Do this: Below is a listing; write it out exactly and drop any images from it.
###
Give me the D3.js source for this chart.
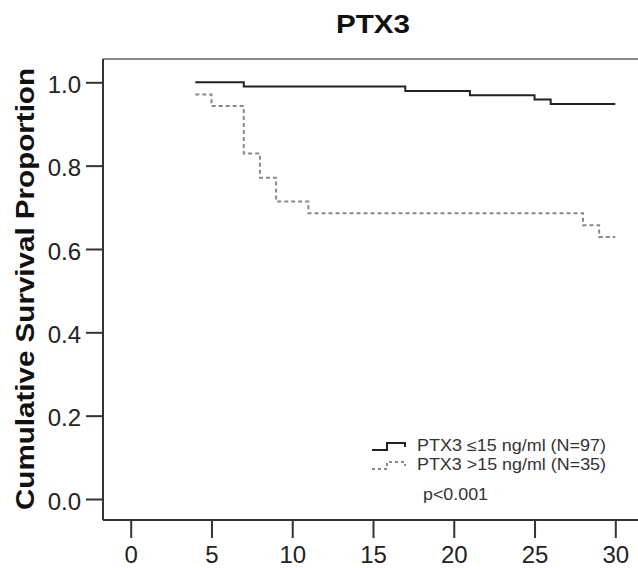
<!DOCTYPE html>
<html>
<head>
<meta charset="utf-8">
<script src="https://cdn.jsdelivr.net/npm/d3@7"></script>
<style>
body { margin: 0; background: #fff; }
svg { display: block; font-family: "Liberation Sans", Arial, sans-serif; }
</style>
</head>
<body>
<div id="chart"></div>
<script>
// survival steps (time in months, proportion)
var lowTimes = [4, 7, 17, 21, 25, 26, 30];
var lowSurv = [1.0, 0.990, 0.979, 0.969, 0.959, 0.948, 0.948];
var highTimes = [4, 5, 7, 8, 9, 11, 28, 29, 30];
var highSurv = [0.971, 0.943, 0.829, 0.771, 0.714, 0.686, 0.657, 0.629, 0.629];
var xTicks = [0, 5, 10, 15, 20, 25, 30];
var yTicks = [0, 0.2, 0.4, 0.6, 0.8, 1.0];
var legendLabels = ["PTX3 \u226415 ng/ml (N=97)", "PTX3 >15 ng/ml (N=35)"];
var titleText = "PTX3";
var yLabel = "Cumulative Survival Proportion";
var pText = "p<0.001";

var W = 638, H = 568;
var frame = { left: 103, top: 59, bottom: 520, right: 640 };

var svg = d3.select("#chart").append("svg")
	.attr("width", W).attr("height", H);

var x = d3.scaleLinear().domain([0, 30]).range([130.7, 615.3]);
var y = d3.scaleLinear().domain([0, 1]).range([499, 82.3]);

// frame: light top line, dark left and bottom axes
svg.append("line")
	.attr("x1", frame.left).attr("x2", frame.right)
	.attr("y1", frame.top).attr("y2", frame.top)
	.attr("stroke", "#8a8a8a").attr("stroke-width", 2);
svg.append("line")
	.attr("x1", frame.left).attr("x2", frame.left)
	.attr("y1", frame.top).attr("y2", frame.bottom)
	.attr("stroke", "#333").attr("stroke-width", 2);
svg.append("line")
	.attr("x1", frame.left).attr("x2", frame.right)
	.attr("y1", frame.bottom).attr("y2", frame.bottom)
	.attr("stroke", "#333").attr("stroke-width", 2);

// y axis
var yAxis = d3.axisLeft(y).tickValues(yTicks).tickSize(16).tickPadding(5)
	.tickFormat(d3.format(".1f"));
var gy = svg.append("g").attr("transform", "translate(" + (frame.left - 1) + ",0)").call(yAxis);
gy.select(".domain").remove();
gy.selectAll(".tick line").attr("stroke", "#333").attr("stroke-width", 2);
gy.selectAll(".tick text")
	.attr("fill", "#222").style("font-size", "24px")
	.attr("dy", "0.42em");

// x axis
var xAxis = d3.axisBottom(x).tickValues(xTicks).tickSize(17).tickPadding(8);
var gx = svg.append("g").attr("transform", "translate(0," + (frame.bottom + 1) + ")").call(xAxis);
gx.select(".domain").remove();
gx.selectAll(".tick line").attr("stroke", "#333").attr("stroke-width", 2);
gx.selectAll(".tick text")
	.attr("fill", "#222").style("font-size", "24px");

// curves
var step = d3.line()
	.x(function (d) { return x(d[0]); })
	.y(function (d) { return y(d[1]); })
	.curve(d3.curveStepAfter);

svg.append("path")
	.datum(d3.zip(lowTimes, lowSurv))
	.attr("d", step)
	.attr("fill", "none").attr("stroke", "#222").attr("stroke-width", 2);

svg.append("path")
	.datum(d3.zip(highTimes, highSurv))
	.attr("d", step)
	.attr("fill", "none").attr("stroke", "#888").attr("stroke-width", 2)
	.attr("stroke-dasharray", "4,3");

// title
svg.append("text")
	.attr("x", 373).attr("y", 33).attr("text-anchor", "middle")
	.attr("textLength", 74).attr("lengthAdjust", "spacingAndGlyphs")
	.style("font-size", "26px").style("font-weight", "bold").attr("fill", "#111")
	.text(titleText);

// y label
svg.append("text")
	.attr("transform", "translate(34,289) rotate(-90)")
	.attr("text-anchor", "middle")
	.attr("textLength", 442).attr("lengthAdjust", "spacingAndGlyphs")
	.style("font-size", "26px").style("font-weight", "bold").attr("fill", "#111")
	.text(yLabel);

// legend
var legendRows = [
	{ label: legendLabels[0], base: 451, stroke: "#222", dash: null },
	{ label: legendLabels[1], base: 470, stroke: "#888", dash: "3,3" }
];
var lg = svg.append("g").attr("class", "legend");
legendRows.forEach(function (r) {
	var lo = r.base - 1, hi = r.base - 8;
	var pts = [[372, lo], [387, lo], [387, hi], [405, hi], [405, lo - 3]];
	lg.append("path")
		.attr("d", d3.line()(pts))
		.attr("fill", "none").attr("stroke", r.stroke).attr("stroke-width", 2)
		.attr("stroke-dasharray", r.dash);
	lg.append("text")
		.attr("x", 417).attr("y", r.base)
		.attr("textLength", 189).attr("lengthAdjust", "spacingAndGlyphs")
		.style("font-size", "16px").attr("fill", "#333")
		.text(r.label);
});
lg.append("text")
	.attr("x", 423).attr("y", 500)
	.attr("textLength", 65).attr("lengthAdjust", "spacingAndGlyphs")
	.style("font-size", "16px").attr("fill", "#333")
	.text(pText);
</script>
</body>
</html>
###
Exercise solution:
Give me the D3.js source for this chart.
<!DOCTYPE html>
<html>
<head>
<meta charset="utf-8">
<script src="https://cdn.jsdelivr.net/npm/d3@7"></script>
<style>
body { margin: 0; background: #fff; }
svg { display: block; font-family: "Liberation Sans", Arial, sans-serif; }
</style>
</head>
<body>
<div id="chart"></div>
<script>
// survival steps (time in months, proportion)
var lowTimes = [4, 7, 17, 21, 25, 26, 30];
var lowSurv = [1.0, 0.990, 0.979, 0.969, 0.959, 0.948, 0.948];
var highTimes = [4, 5, 7, 8, 9, 11, 28, 29, 30];
var highSurv = [0.971, 0.943, 0.829, 0.771, 0.714, 0.686, 0.657, 0.629, 0.629];
var xTicks = [0, 5, 10, 15, 20, 25, 30];
var yTicks = [0, 0.2, 0.4, 0.6, 0.8, 1.0];
var legendLabels = ["PTX3 \u226415 ng/ml (N=97)", "PTX3 >15 ng/ml (N=35)"];
var titleText = "PTX3";
var yLabel = "Cumulative Survival Proportion";
var pText = "p<0.001";

var W = 638, H = 568;
var frame = { left: 103, top: 59, bottom: 520, right: 640 };

var svg = d3.select("#chart").append("svg")
	.attr("width", W).attr("height", H);

var x = d3.scaleLinear().domain([0, 30]).range([130.7, 615.3]);
var y = d3.scaleLinear().domain([0, 1]).range([499, 82.3]);

// frame: light top line, dark left and bottom axes
svg.append("line")
	.attr("x1", frame.left).attr("x2", frame.right)
	.attr("y1", frame.top).attr("y2", frame.top)
	.attr("stroke", "#8a8a8a").attr("stroke-width", 2);
svg.append("line")
	.attr("x1", frame.left).attr("x2", frame.left)
	.attr("y1", frame.top).attr("y2", frame.bottom)
	.attr("stroke", "#333").attr("stroke-width", 2);
svg.append("line")
	.attr("x1", frame.left).attr("x2", frame.right)
	.attr("y1", frame.bottom).attr("y2", frame.bottom)
	.attr("stroke", "#333").attr("stroke-width", 2);

// y axis
var yAxis = d3.axisLeft(y).tickValues(yTicks).tickSize(16).tickPadding(5)
	.tickFormat(d3.format(".1f"));
var gy = svg.append("g").attr("transform", "translate(" + (frame.left - 1) + ",0)").call(yAxis);
gy.select(".domain").remove();
gy.selectAll(".tick line").attr("stroke", "#333").attr("stroke-width", 2);
gy.selectAll(".tick text")
	.attr("fill", "#222").style("font-size", "24px")
	.attr("dy", "0.42em");

// x axis
var xAxis = d3.axisBottom(x).tickValues(xTicks).tickSize(17).tickPadding(8);
var gx = svg.append("g").attr("transform", "translate(0," + (frame.bottom + 1) + ")").call(xAxis);
gx.select(".domain").remove();
gx.selectAll(".tick line").attr("stroke", "#333").attr("stroke-width", 2);
gx.selectAll(".tick text")
	.attr("fill", "#222").style("font-size", "24px");

// curves
var step = d3.line()
	.x(function (d) { return x(d[0]); })
	.y(function (d) { return y(d[1]); })
	.curve(d3.curveStepAfter);

svg.append("path")
	.datum(d3.zip(lowTimes, lowSurv))
	.attr("d", step)
	.attr("fill", "none").attr("stroke", "#222").attr("stroke-width", 2);

svg.append("path")
	.datum(d3.zip(highTimes, highSurv))
	.attr("d", step)
	.attr("fill", "none").attr("stroke", "#888").attr("stroke-width", 2)
	.attr("stroke-dasharray", "4,3");

// title
svg.append("text")
	.attr("x", 373).attr("y", 33).attr("text-anchor", "middle")
	.attr("textLength", 74).attr("lengthAdjust", "spacingAndGlyphs")
	.style("font-size", "26px").style("font-weight", "bold").attr("fill", "#111")
	.text(titleText);

// y label
svg.append("text")
	.attr("transform", "translate(34,289) rotate(-90)")
	.attr("text-anchor", "middle")
	.attr("textLength", 442).attr("lengthAdjust", "spacingAndGlyphs")
	.style("font-size", "26px").style("font-weight", "bold").attr("fill", "#111")
	.text(yLabel);

// legend
var legendRows = [
	{ label: legendLabels[0], base: 451, stroke: "#222", dash: null },
	{ label: legendLabels[1], base: 470, stroke: "#888", dash: "3,3" }
];
var lg = svg.append("g").attr("class", "legend");
legendRows.forEach(function (r) {
	var lo = r.base - 1, hi = r.base - 8;
	var pts = [[372, lo], [387, lo], [387, hi], [405, hi], [405, lo - 3]];
	lg.append("path")
		.attr("d", d3.line()(pts))
		.attr("fill", "none").attr("stroke", r.stroke).attr("stroke-width", 2)
		.attr("stroke-dasharray", r.dash);
	lg.append("text")
		.attr("x", 417).attr("y", r.base)
		.attr("textLength", 189).attr("lengthAdjust", "spacingAndGlyphs")
		.style("font-size", "16px").attr("fill", "#333")
		.text(r.label);
});
lg.append("text")
	.attr("x", 423).attr("y", 500)
	.attr("textLength", 65).attr("lengthAdjust", "spacingAndGlyphs")
	.style("font-size", "16px").attr("fill", "#333")
	.text(pText);
</script>
</body>
</html>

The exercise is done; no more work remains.